## BEGIN Task material

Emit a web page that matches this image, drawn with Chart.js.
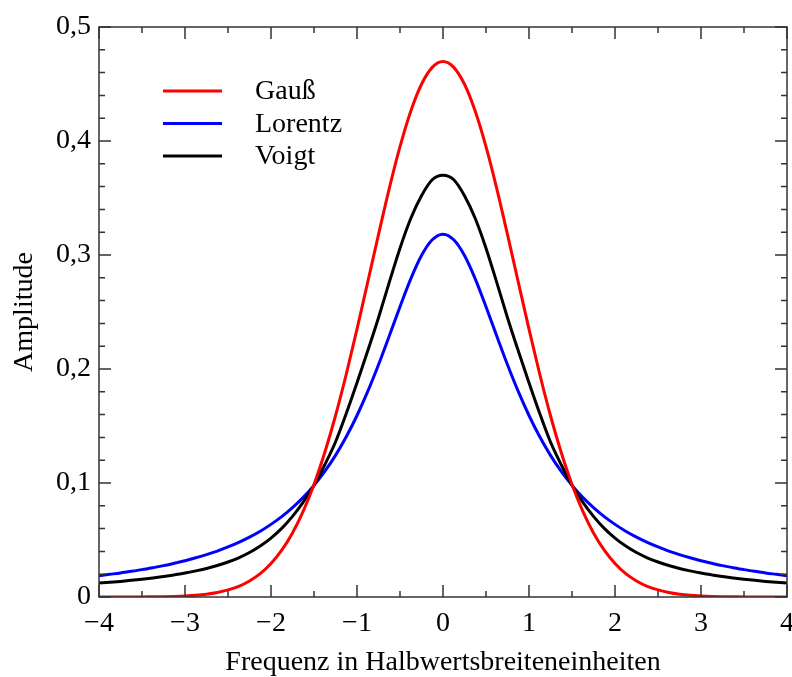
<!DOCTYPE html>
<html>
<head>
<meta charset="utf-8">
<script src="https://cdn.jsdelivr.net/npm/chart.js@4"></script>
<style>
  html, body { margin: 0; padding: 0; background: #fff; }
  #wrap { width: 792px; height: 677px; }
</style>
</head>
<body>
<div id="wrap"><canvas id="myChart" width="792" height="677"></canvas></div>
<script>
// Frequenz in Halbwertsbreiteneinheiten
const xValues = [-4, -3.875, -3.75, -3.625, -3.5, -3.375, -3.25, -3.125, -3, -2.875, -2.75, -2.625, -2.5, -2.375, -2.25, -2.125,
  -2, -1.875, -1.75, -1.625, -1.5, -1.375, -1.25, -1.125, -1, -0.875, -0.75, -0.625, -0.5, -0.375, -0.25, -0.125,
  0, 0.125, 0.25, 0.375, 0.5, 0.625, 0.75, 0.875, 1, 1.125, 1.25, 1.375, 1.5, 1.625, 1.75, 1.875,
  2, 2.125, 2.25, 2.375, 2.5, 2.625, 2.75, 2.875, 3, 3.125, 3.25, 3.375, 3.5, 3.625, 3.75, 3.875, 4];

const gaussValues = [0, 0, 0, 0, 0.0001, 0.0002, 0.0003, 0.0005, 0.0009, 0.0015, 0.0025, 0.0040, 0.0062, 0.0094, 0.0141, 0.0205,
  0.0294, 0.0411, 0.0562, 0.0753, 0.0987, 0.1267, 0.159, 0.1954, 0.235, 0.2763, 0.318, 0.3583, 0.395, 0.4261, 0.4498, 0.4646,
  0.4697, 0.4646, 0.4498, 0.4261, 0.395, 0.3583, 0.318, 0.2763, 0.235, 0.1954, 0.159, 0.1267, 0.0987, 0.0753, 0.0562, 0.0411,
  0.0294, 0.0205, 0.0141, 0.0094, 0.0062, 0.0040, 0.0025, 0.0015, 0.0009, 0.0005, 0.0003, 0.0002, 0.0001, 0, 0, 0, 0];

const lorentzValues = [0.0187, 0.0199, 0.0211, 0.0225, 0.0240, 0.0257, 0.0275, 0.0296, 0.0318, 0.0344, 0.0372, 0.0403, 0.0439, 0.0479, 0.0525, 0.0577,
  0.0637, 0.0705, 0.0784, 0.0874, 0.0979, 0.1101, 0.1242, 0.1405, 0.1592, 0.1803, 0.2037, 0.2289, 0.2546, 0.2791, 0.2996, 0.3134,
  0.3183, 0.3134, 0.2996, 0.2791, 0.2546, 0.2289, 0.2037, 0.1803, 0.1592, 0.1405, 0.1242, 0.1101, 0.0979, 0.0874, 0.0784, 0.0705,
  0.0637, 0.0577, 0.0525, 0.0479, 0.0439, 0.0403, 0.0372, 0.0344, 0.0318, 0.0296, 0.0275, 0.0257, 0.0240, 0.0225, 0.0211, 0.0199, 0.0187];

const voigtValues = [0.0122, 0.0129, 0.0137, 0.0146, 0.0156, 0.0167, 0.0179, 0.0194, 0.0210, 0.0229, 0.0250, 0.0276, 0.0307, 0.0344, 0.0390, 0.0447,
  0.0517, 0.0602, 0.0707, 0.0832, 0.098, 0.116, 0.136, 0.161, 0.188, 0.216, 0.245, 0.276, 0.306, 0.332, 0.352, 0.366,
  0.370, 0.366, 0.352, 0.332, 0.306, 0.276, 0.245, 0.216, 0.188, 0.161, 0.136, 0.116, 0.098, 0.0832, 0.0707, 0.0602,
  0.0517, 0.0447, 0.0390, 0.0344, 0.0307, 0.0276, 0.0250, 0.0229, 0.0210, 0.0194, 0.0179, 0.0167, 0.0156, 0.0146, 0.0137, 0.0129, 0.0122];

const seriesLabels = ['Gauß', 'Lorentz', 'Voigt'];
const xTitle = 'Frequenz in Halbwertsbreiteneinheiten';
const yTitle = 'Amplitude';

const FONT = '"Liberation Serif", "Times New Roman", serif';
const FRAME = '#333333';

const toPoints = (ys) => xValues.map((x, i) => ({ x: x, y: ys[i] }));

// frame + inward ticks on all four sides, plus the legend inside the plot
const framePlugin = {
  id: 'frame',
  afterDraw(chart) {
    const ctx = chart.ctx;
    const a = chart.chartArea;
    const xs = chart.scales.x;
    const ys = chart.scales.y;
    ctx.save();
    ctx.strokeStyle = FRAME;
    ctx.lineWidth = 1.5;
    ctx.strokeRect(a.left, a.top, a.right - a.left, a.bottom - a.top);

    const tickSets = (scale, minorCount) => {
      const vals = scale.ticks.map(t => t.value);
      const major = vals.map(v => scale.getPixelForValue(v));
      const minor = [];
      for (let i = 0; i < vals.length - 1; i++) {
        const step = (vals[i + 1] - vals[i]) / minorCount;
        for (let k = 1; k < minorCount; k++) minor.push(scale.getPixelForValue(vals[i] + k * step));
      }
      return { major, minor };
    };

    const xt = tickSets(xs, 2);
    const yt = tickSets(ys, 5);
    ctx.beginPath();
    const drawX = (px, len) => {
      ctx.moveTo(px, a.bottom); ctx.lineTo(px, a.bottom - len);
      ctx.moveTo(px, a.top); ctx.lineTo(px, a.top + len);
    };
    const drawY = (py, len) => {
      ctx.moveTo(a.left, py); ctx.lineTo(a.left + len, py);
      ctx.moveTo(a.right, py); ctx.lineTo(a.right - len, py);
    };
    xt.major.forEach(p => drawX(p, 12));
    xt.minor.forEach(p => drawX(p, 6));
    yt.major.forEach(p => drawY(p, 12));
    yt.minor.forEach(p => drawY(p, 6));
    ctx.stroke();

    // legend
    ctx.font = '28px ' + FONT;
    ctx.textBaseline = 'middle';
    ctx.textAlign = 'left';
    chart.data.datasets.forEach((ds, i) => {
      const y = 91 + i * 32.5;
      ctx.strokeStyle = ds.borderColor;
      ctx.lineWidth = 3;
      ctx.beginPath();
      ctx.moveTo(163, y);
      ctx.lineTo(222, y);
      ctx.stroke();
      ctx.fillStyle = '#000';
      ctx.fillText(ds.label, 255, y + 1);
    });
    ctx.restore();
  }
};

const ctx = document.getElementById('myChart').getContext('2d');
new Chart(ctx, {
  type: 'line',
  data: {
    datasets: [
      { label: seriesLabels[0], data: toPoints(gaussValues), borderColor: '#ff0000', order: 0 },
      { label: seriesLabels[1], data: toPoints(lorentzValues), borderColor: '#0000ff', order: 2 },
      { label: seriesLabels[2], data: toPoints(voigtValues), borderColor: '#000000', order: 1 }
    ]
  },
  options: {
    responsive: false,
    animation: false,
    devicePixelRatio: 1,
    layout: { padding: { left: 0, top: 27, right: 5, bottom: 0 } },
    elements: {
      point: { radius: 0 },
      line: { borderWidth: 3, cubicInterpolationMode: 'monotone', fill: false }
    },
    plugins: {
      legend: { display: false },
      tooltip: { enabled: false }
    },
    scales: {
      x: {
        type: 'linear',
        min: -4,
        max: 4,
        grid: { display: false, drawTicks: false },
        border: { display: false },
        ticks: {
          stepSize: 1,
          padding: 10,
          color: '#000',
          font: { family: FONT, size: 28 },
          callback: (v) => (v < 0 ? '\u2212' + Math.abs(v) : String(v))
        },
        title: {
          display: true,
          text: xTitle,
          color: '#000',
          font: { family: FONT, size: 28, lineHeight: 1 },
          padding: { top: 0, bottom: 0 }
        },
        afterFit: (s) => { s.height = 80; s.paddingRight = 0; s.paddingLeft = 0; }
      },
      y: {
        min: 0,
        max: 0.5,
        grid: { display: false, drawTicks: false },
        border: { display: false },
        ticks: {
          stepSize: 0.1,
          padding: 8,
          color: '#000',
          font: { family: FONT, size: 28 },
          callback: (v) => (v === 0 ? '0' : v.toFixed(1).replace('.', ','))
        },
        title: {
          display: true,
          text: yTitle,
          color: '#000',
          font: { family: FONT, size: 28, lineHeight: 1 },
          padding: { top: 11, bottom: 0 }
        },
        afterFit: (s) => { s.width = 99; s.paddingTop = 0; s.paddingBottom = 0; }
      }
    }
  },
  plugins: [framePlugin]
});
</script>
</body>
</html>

## END Task material
## BEGIN Task material

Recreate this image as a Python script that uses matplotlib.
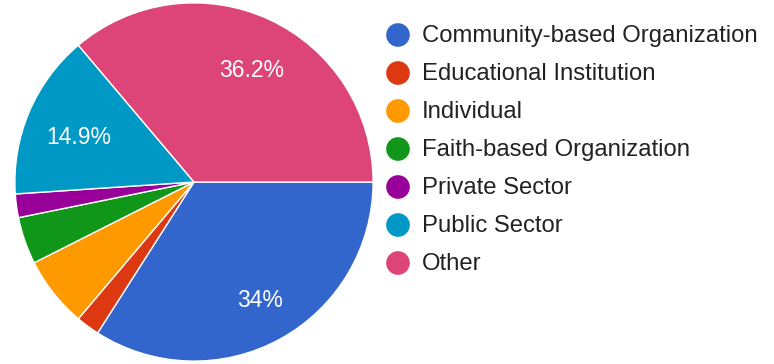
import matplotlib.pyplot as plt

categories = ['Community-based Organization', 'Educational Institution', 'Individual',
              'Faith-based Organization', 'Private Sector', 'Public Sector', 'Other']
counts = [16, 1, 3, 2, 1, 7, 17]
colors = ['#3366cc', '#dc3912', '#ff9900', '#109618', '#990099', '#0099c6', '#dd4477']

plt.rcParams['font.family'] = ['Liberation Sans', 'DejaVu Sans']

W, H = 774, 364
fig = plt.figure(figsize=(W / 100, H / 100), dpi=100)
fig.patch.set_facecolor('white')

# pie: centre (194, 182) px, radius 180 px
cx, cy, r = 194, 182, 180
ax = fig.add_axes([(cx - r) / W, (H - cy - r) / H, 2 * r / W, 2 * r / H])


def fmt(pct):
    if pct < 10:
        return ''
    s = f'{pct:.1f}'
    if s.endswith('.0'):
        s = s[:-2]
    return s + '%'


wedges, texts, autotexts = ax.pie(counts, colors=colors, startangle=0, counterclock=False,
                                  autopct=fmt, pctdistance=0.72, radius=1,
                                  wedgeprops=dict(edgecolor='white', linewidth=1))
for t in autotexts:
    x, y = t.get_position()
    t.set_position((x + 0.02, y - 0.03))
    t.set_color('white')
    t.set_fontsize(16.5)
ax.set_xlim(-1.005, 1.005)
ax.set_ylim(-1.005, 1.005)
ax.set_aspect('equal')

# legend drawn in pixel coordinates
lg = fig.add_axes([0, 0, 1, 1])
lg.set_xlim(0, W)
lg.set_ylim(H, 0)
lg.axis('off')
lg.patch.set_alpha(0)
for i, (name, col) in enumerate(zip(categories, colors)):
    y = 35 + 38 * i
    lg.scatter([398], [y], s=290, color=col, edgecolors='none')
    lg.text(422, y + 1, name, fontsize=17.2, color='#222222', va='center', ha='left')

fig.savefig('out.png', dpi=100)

## END Task material

Requirement:
Above are several records. Count the lines among them that contain "script" and give only the total.

Task answer:
4